Walk the Boardwalk in Waterloo and you'll find Syrian flavours at Naranj Middle Eastern Cuisine. Mezze there, like most Middle Eastern restaurants, includes baba ghanoush of charred eggplant, tomato, walnuts and pomegranate along with mutabbal, which is eggplant made zippy with tahini, lemon juice and pomegranate molasses.

Similar dishes are available at Shawarma Plus near Wilfrid Laurier University and Chic Pea on University Avenue near Weber Street.

Cobb: A salad of 1920s leftovers

Originating a century ago at Hollywood's Brown Derby as a way to use up leftovers, the Cobb salad often appears on chain roadhouse menus, but it also touches down at a few indie restaurants as well.
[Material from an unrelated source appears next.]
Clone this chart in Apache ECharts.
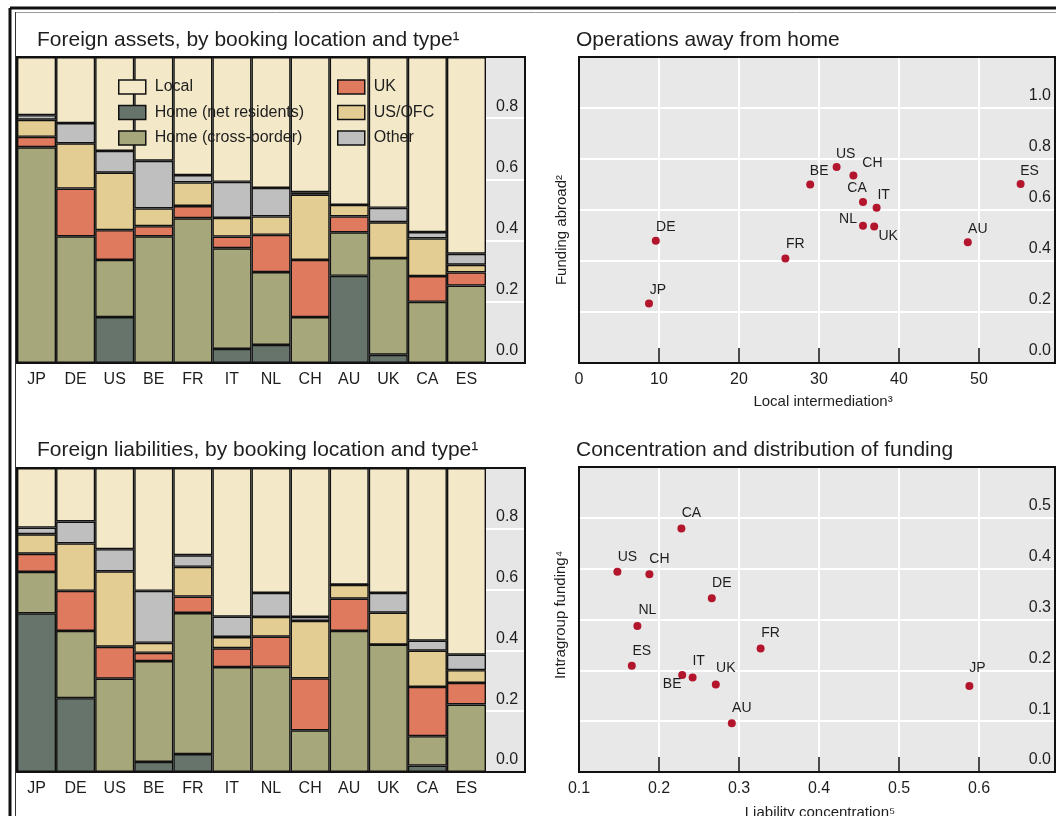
<!DOCTYPE html>
<html>
<head>
<meta charset="utf-8">
<script src="https://cdn.jsdelivr.net/npm/echarts@6/dist/echarts.min.js"></script>
<style>html,body{margin:0;padding:0;background:#fff;}#c{width:1056px;height:816px;}</style>
</head>
<body>
<div id="c"></div>
<script>
// ---------- data ----------
const cats = ['JP','DE','US','BE','FR','IT','NL','CH','AU','UK','CA','ES'];

const assetsHomeNet   = [0, 0, 0.150, 0, 0, 0.046, 0.059, 0, 0.285, 0.027, 0, 0];
const assetsHomeCross = [0.705, 0.414, 0.187, 0.414, 0.473, 0.329, 0.238, 0.150, 0.142, 0.316, 0.200, 0.253];
const assetsUK        = [0.034, 0.156, 0.097, 0.033, 0.040, 0.038, 0.122, 0.187, 0.052, 0, 0.084, 0.043];
const assetsUSOFC     = [0.056, 0.148, 0.188, 0.058, 0.077, 0.061, 0.060, 0.213, 0.038, 0.117, 0.123, 0.025];
const assetsOther     = [0.015, 0.066, 0.071, 0.156, 0.024, 0.118, 0.093, 0.008, 0, 0.047, 0.021, 0.036];
const assetsLocal     = [0.190, 0.216, 0.307, 0.339, 0.386, 0.408, 0.428, 0.442, 0.483, 0.493, 0.572, 0.643];

const liabHomeNet   = [0.522, 0.243, 0, 0.033, 0.059, 0, 0, 0, 0, 0, 0.021, 0];
const liabHomeCross = [0.136, 0.221, 0.307, 0.332, 0.464, 0.345, 0.346, 0.137, 0.464, 0.419, 0.097, 0.222];
const liabUK        = [0.060, 0.132, 0.105, 0.027, 0.054, 0.062, 0.099, 0.171, 0.106, 0, 0.162, 0.071];
const liabUSOFC     = [0.064, 0.156, 0.248, 0.033, 0.098, 0.037, 0.065, 0.189, 0.046, 0.105, 0.119, 0.042];
const liabOther     = [0.022, 0.072, 0.073, 0.171, 0.038, 0.067, 0.079, 0.013, 0, 0.065, 0.033, 0.051];
const liabLocal     = [0.196, 0.176, 0.267, 0.404, 0.287, 0.489, 0.411, 0.490, 0.384, 0.411, 0.568, 0.614];

const opsNames   = ['JP','DE','FR','BE','US','CH','CA','IT','NL','UK','AU','ES'];
const opsLocal   = [8.75, 9.6, 25.8, 28.9, 32.2, 34.3, 35.5, 37.2, 35.5, 36.9, 48.6, 55.2];
const opsFunding = [0.233, 0.479, 0.41, 0.70, 0.769, 0.735, 0.631, 0.609, 0.538, 0.535, 0.474, 0.702];

const concNames = ['CA','US','CH','DE','NL','FR','ES','BE','IT','UK','AU','JP'];
const concLiab  = [0.228, 0.148, 0.188, 0.266, 0.173, 0.327, 0.166, 0.229, 0.242, 0.271, 0.291, 0.588];
const concIntra = [0.479, 0.394, 0.389, 0.342, 0.287, 0.243, 0.209, 0.191, 0.186, 0.172, 0.096, 0.169];

// ---------- styles ----------
const FONT = 'Liberation Sans, Arial, sans-serif';
const TXT = '#1e1e1e';
const colors = {
  'Home (net residents)': '#67746b',
  'Home (cross-border)': '#a6a77a',
  'UK': '#e07a5f',
  'US/OFC': '#e3cd92',
  'Other': '#bfbfbf',
  'Local': '#f3e9c9'
};
const opsLabelOffsets = {
  JP:[9,-13], DE:[10,-14], FR:[10,-14], BE:[9,-13], US:[9,-13], CH:[19,-12],
  CA:[-6,-14], IT:[7,-13], NL:[-15,-7], UK:[14,10], AU:[10,-13], ES:[9,-13]
};
const concLabelOffsets = {
  CA:[10,-15], US:[10,-15], CH:[10,-15], DE:[10,-15], NL:[10,-16], FR:[10,-15],
  ES:[10,-15], BE:[-10,9], IT:[6,-16], UK:[10,-16], AU:[10,-15], JP:[8,-18]
};

const chart = echarts.init(document.getElementById('c'), null, {renderer:'canvas'});

function barSeries(name, data, xi, yi) {
  return {
    name, type:'bar', stack:'s'+xi, xAxisIndex:xi, yAxisIndex:yi, data,
    barWidth:'100%', barCategoryGap:'0%',
    itemStyle:{color:colors[name], borderColor:'#111', borderWidth:1.4},
    emphasis:{disabled:true}, silent:true
  };
}
function catAxis(gi) {
  return {type:'category', gridIndex:gi, data:cats,
    axisLine:{show:false}, axisTick:{show:false},
    axisLabel:{fontSize:16, color:TXT, fontFamily:FONT, margin:9}};
}
function stripY(gi) {
  return {type:'value', gridIndex:gi, min:0, max:1, interval:0.2,
    axisLine:{show:false}, axisTick:{show:false},
    splitLine:{show:true, showMinLine:false, showMaxLine:false, lineStyle:{color:'#fff', width:2}},
    axisLabel:{inside:true, margin:10, verticalAlign:'bottom', padding:[0,0,4,0], fontSize:16, color:TXT, fontFamily:FONT,
      showMaxLabel:false, formatter:v => v.toFixed(1)}};
}
function scatterData(names, xs, ys, offsets) {
  return names.map((n,i) => ({name:n, value:[xs[i], ys[i]], label:{offset:offsets[n]}}));
}
function scatterSeries(data, xi, yi) {
  return {type:'scatter', xAxisIndex:xi, yAxisIndex:yi, data, symbolSize:8,
    itemStyle:{color:'#b3162c', opacity:1}, silent:true,
    label:{show:true, position:'inside', formatter:'{b}', fontSize:14, color:TXT, fontFamily:FONT}};
}
function scatX(gi, min, max, interval, dec) {
  return {type:'value', gridIndex:gi, min, max, interval,
    axisLine:{show:true, onZero:false, lineStyle:{color:'#111', width:2}},
    axisTick:{show:true, inside:true, length:15, lineStyle:{color:'#111', width:1.5}},
    splitLine:{show:true, showMinLine:false, showMaxLine:false, lineStyle:{color:'#fff', width:2}},
    axisLabel:{fontSize:16, color:TXT, fontFamily:FONT, margin:9, showMaxLabel:false,
      formatter:v => v.toFixed(dec)}};
}
function scatY(gi, max, interval) {
  return {type:'value', gridIndex:gi, position:'right', min:0, max, interval,
    axisLine:{show:false}, axisTick:{show:false},
    splitLine:{show:true, showMinLine:false, showMaxLine:false, lineStyle:{color:'#fff', width:2}},
    axisLabel:{inside:true, margin:4, verticalAlign:'bottom', padding:[0,0,4,0], fontSize:16, color:TXT, fontFamily:FONT,
      showMaxLabel:false, formatter:v => v.toFixed(1)}};
}
function txt(text, x, y, size, align, rotation) {
  const el = {type:'text', x, y, z:100, silent:true,
    style:{text, x:0, y:0, fontSize:size, fontFamily:FONT, fill:TXT, align:align||'left', verticalAlign:'middle'}};
  if (rotation) el.rotation = rotation;
  return el;
}
function frame(x, y, w, h, lw) {
  return {type:'rect', z:90, silent:true, shape:{x, y, width:w, height:h},
    style:{fill:'none', stroke:'#111', lineWidth:lw}};
}
function line(x1,y1,x2,y2,color,lw){
  return {type:'line', z:95, silent:true, shape:{x1,y1,x2,y2}, style:{stroke:color, lineWidth:lw}};
}

const segNames = ['Home (net residents)','Home (cross-border)','UK','US/OFC','Other','Local'];
const assets = [assetsHomeNet, assetsHomeCross, assetsUK, assetsUSOFC, assetsOther, assetsLocal];
const liabs  = [liabHomeNet, liabHomeCross, liabUK, liabUSOFC, liabOther, liabLocal];

const series = [];
segNames.forEach((n,i) => series.push(barSeries(n, assets[i], 0, 0)));
segNames.forEach((n,i) => series.push(barSeries(n, liabs[i], 3, 3)));
series.push(scatterSeries(scatterData(opsNames, opsLocal, opsFunding, opsLabelOffsets), 2, 2));
series.push(scatterSeries(scatterData(concNames, concLiab, concIntra, concLabelOffsets), 5, 5));

const legendCommon = {orient:'vertical', itemWidth:27, itemHeight:14, itemGap:9.5, icon:'rect', padding:0,
  textStyle:{fontSize:16, color:TXT, fontFamily:FONT, padding:[0,0,0,4]},
  itemStyle:{borderColor:'#111', borderWidth:1.5}, selectedMode:false};

const option = {
  backgroundColor:'#fff',
  animation:false,
  legend:[
    Object.assign({left:118, top:79, data:['Local','Home (net residents)','Home (cross-border)']}, legendCommon),
    Object.assign({left:337, top:79, data:['UK','US/OFC','Other']}, legendCommon)
  ],
  grid:[
    {left:17, top:57, width:469, height:306},
    {left:486, top:57, width:39, height:306, show:true, backgroundColor:'#e6e6e6', borderWidth:0},
    {left:579, top:57, width:476, height:306, show:true, backgroundColor:'#e8e8e8', borderWidth:0},
    {left:17, top:468, width:469, height:304},
    {left:486, top:468, width:39, height:304, show:true, backgroundColor:'#e6e6e6', borderWidth:0},
    {left:579, top:467, width:476, height:305, show:true, backgroundColor:'#e8e8e8', borderWidth:0}
  ],
  xAxis:[
    catAxis(0),
    {type:'value', gridIndex:1, show:false},
    scatX(2, 0, 59.5, 10, 0),
    catAxis(3),
    {type:'value', gridIndex:4, show:false},
    scatX(5, 0.1, 0.695, 0.1, 1)
  ],
  yAxis:[
    {type:'value', gridIndex:0, min:0, max:1, show:false},
    stripY(1),
    scatY(2, 1.2, 0.2),
    {type:'value', gridIndex:3, min:0, max:1, show:false},
    stripY(4),
    scatY(5, 0.6, 0.1)
  ],
  series,
  graphic:[
    line(10, 8, 1056, 8, '#111', 3),
    line(15, 12.5, 1056, 12.5, '#999', 1),
    line(10, 8, 10, 816, '#111', 3),
    line(15.5, 12, 15.5, 816, '#333', 1),
    frame(17, 57, 508, 306, 2),
    frame(17, 468, 508, 304, 2),
    frame(579, 57, 476, 306, 2),
    frame(579, 467, 476, 305, 2),
    txt('Foreign assets, by booking location and type\u00B9', 37, 40, 21),
    txt('Operations away from home', 576, 40, 21),
    txt('Foreign liabilities, by booking location and type\u00B9', 37, 450, 21),
    txt('Concentration and distribution of funding', 576, 450, 21),
    txt('Local intermediation\u00B3', 823, 402, 15, 'center'),
    txt('Liability concentration\u2075', 820, 813, 15, 'center'),
    txt('Funding abroad\u00B2', 562, 230, 15, 'center', Math.PI/2),
    txt('Intragroup funding\u2074', 561, 615, 15, 'center', Math.PI/2)
  ]
};
chart.setOption(option);
</script>
</body>
</html>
It's a classic melange of ingredients and can be a cool meal in itself.

One such chain is State & Main in Cambridge; their Cobb is pretty classic. It combines chicken: bacon, shredded Cheddar, cucumber, tomato, avocado and of course hard-boiled egg with a balsamic and blue cheese vinaigrette.
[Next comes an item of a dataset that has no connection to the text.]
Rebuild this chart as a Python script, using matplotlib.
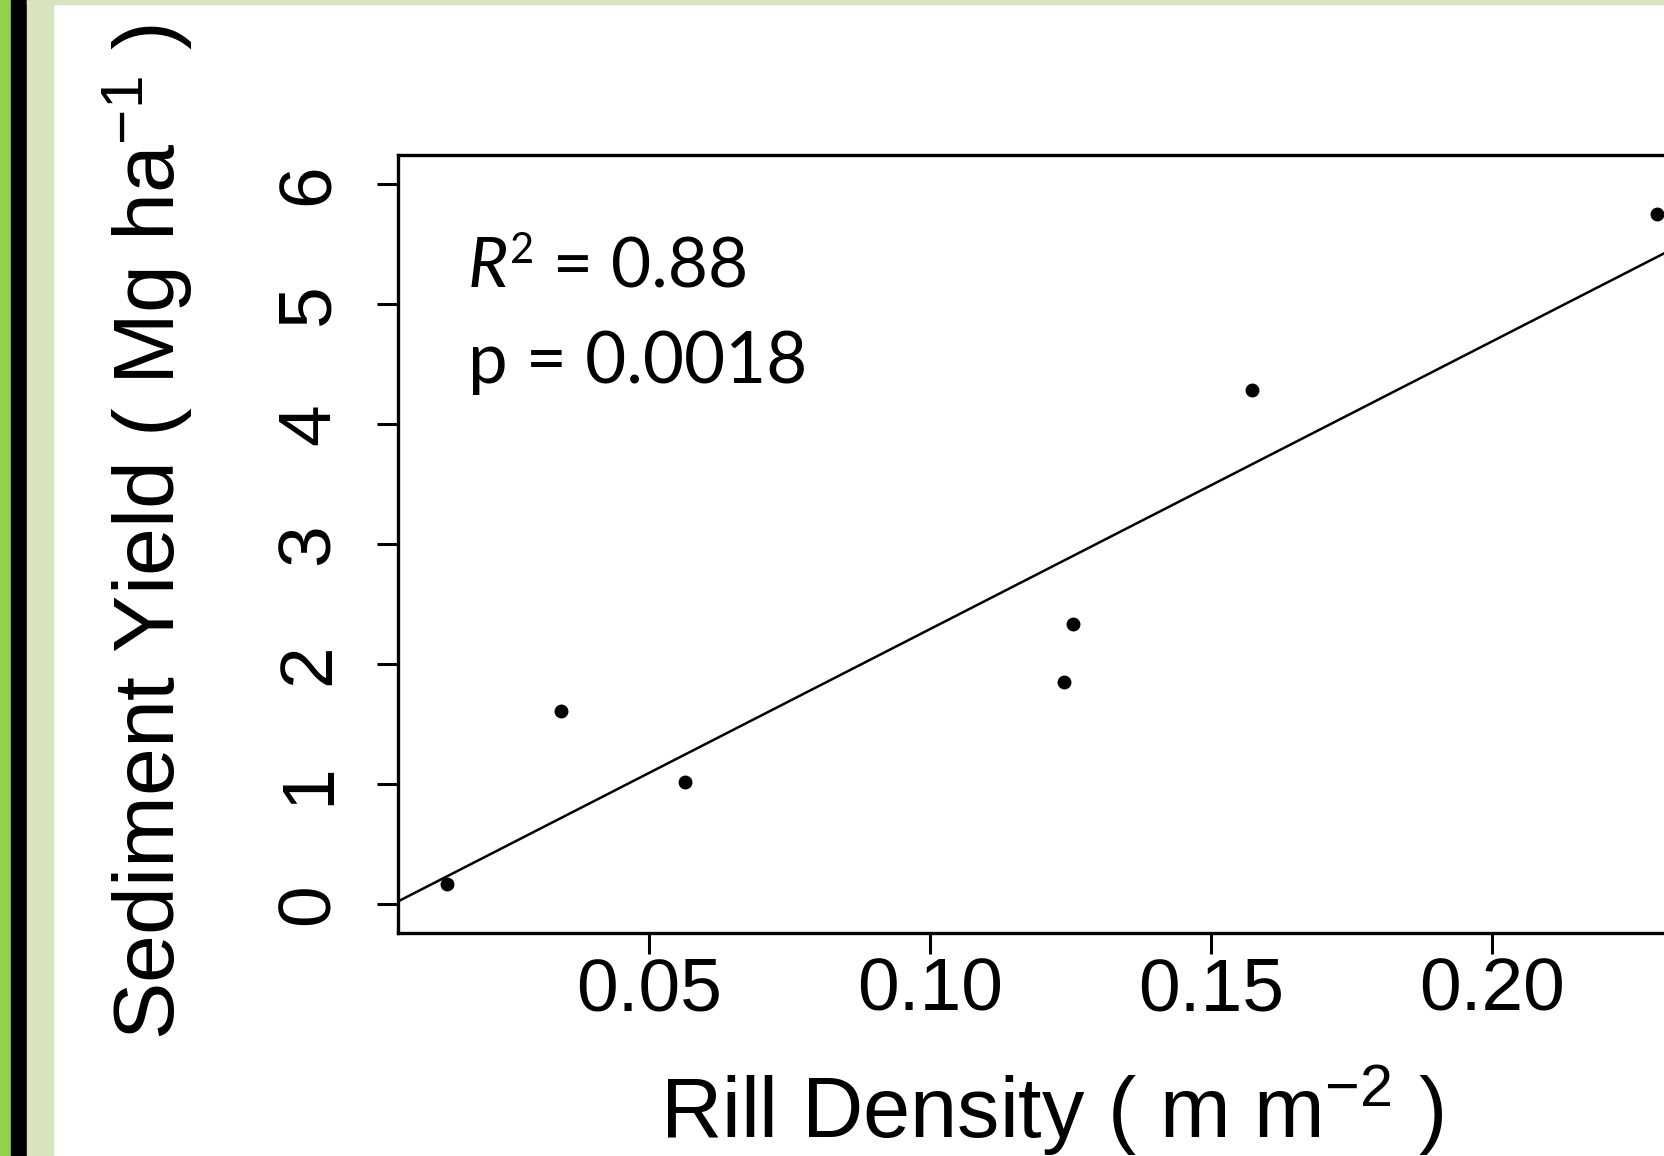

While it has one of the largest back bars in the region, White Rabbit in Waterloo also has an inventive menu put out by a small kitchen, including their Cobb: avocado, blue cheese, chopped tomato, green onions, corn and a hard-boiled egg.

The dressing is Green Goddess, another 1920s classic of mayonnaise, tarragon vinegar and a lot of herbs.

Downtown Waterloo's Symposium puts a grilled chicken breast in their Cobb salad bowl.  

Otherwise, it's sun-dried cranberries, the fibrous crunch of shredded red cabbage, crumbled bacon, sliced hard-boiled egg, grape tomatoes and creamy, tangy chevre that sits atop a bed of crispy cool Romaine.

The Cobb salad often appears on chain roadhouse menus. It's a classic melange of ingredients and can be a cool meal in itself.

Corrections

  • An earlier version of this column said the Star Trek character Khan is a Klingon. Khan is in fact an Augment.